- Directed by: P. G. Viswambharan
- Written by: S. N. Swamy
- Produced by: Shyney Films
- Starring: Mammootty Parvathy Sukumaran Babu Antony
- Cinematography: J. Williams
- Edited by: K. Sankunni
- Music by: Shyam
- Production company: Shyney Films
- Distributed by: Shyney Films
- Release date: 27 July 1989;
- Country: India
- Language: Malayalam

= Carnivel =

Carnivel is a 1989 Malayalam comedy film written by S. N. Swamy and directed by P. G. Viswambharan. The film centres on the backdrops of a carnival. It stars Mammootty, Parvathy, Sukumaran and Babu Antony in pivotal roles. The film was shot in Thrissur and nearby areas including Puthukkad during March April 1989.

==Cast==
- Mammootty as Bharathan
- Parvathy as Gowri
- Sukumaran as Chandrappan aka Bhai
- Babu Antony as James
- Siddique as Sidhu
- Mala Aravindan as Govindan
- Bobby Kottarakkara as Peethambaran
- V. K. Sriraman as Cyriac Kureekkadan
- Usha as Vanaja
- Bindiya as Asha
- Valsala Menon as Kamalamma
- Kozhikode Santha Devi as Gowri's mother
- R. V. Kunjikkuttan Thampuran as Panicker
- Kundara Johny as Pocker
- Kunchan as Lobo
- M.S. Thripunithura as Head Constable Kanaran

==Plot==

Bharathan is a local tough guy who causes some issues at a carnival. The pragmatic carnival owner, Bhai, hires Bharathan and his buddies to perform daredevil and other events at the carnival. Bharathan loves Gouri, but she falls into bad circumstances, including being arrested for prostitution.

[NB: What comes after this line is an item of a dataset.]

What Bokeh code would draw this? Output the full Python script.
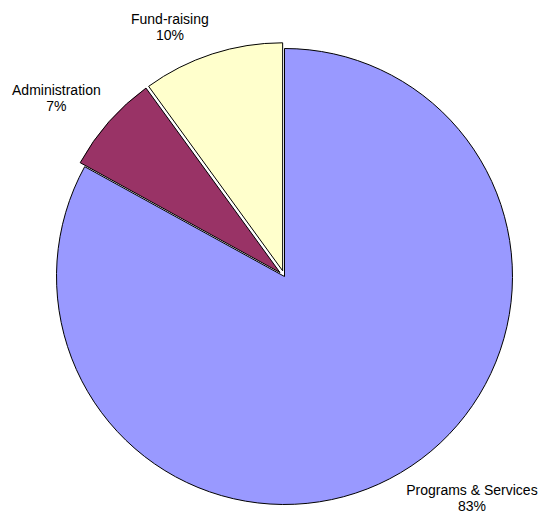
import math
from bokeh.plotting import figure
from bokeh.models import Range1d
from bokeh.core.properties import value
from bokeh.embed import file_html
from bokeh.resources import INLINE

categories = ["Programs & Services", "Administration", "Fund-raising"]
percents = [83, 7, 10]
colors = ["#9999FF", "#993366", "#FFFFCC"]
explode = [0, 6, 6]

W, H = 542, 519
p = figure(width=W, height=H, output_backend="svg", toolbar_location=None,
           x_range=Range1d(0, W), y_range=Range1d(0, H), min_border=0)
p.axis.visible = False
p.grid.visible = False
p.outline_line_color = None
p.background_fill_color = "white"

cx, cy = 284, H - 276
R = 228
font_px = 14
line_h = 16

# Arial widths (per 1000 em)
AW = {'P': 667, 'r': 333, 'o': 556, 'g': 556, 'a': 556, 'm': 833, 's': 500, ' ': 278,
      '&': 667, 'S': 667, 'e': 556, 'v': 500, 'i': 222, 'c': 500, 'A': 667, 'd': 556,
      'n': 556, 't': 278, 'F': 611, 'u': 556, '-': 333, '%': 889, '0': 556, '1': 556,
      '2': 556, '3': 556, '4': 556, '5': 556, '6': 556, '7': 556, '8': 556, '9': 556}

def tw(s):
    return sum(AW.get(ch, 556) for ch in s) * font_px / 1000.0

total = sum(percents)
acc = 0.0
for cat, pct, col, ex in zip(categories, percents, colors, explode):
    # clockwise from 12 o'clock
    a0 = acc / total * 2 * math.pi
    a1 = (acc + pct) / total * 2 * math.pi
    acc += pct
    mid = (a0 + a1) / 2
    dx, dy = math.sin(mid), math.cos(mid)
    ox, oy = cx + ex * dx, cy + ex * dy
    start = math.pi / 2 - a1
    end = math.pi / 2 - a0
    p.wedge(x=[ox], y=[oy], radius=R, start_angle=start, end_angle=end,
            fill_color=col, line_color="black", line_width=1)
    # label
    lr = R + 11
    ax, ay = ox + lr * dx, oy + lr * dy
    lines = [cat, f"{pct}%"]
    wmax = max(tw(s) for s in lines)
    lx = ax - wmax / 2 if dx < 0 else ax + wmax / 2
    if dy > 0:
        ys = [ay + line_h, ay]
        base = "bottom"
    else:
        ys = [ay, ay - line_h]
        base = "top"
    for s, yy in zip(lines, ys):
        p.text(x=[lx], y=[yy], text=[s], text_align="center", text_baseline=base,
               text_font=value("Liberation Sans"), text_font_size=f"{font_px}px",
               text_color="black")

open("out.html", "w").write(file_html(p, INLINE))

James, Bhai's right hand man gets in good with the local corrupt Police Inspector Cyriac Keerikaddan. James who is sleeping with Bhai's wife ends up murdering Bhai.

Bharathan ends up in jail for confronting James and Gouri apparently commits suicide. Bharathan finds out that the corrupt Inspector Keerikaddan had murdered Gouri in attempting to rape her.

When Bharathan is released he confronts his enemies.

==Box office==
The film did average business.

==Additional information==
Some of the challenging shots in action scenes by the late cinematographer J. Williams have received recognition.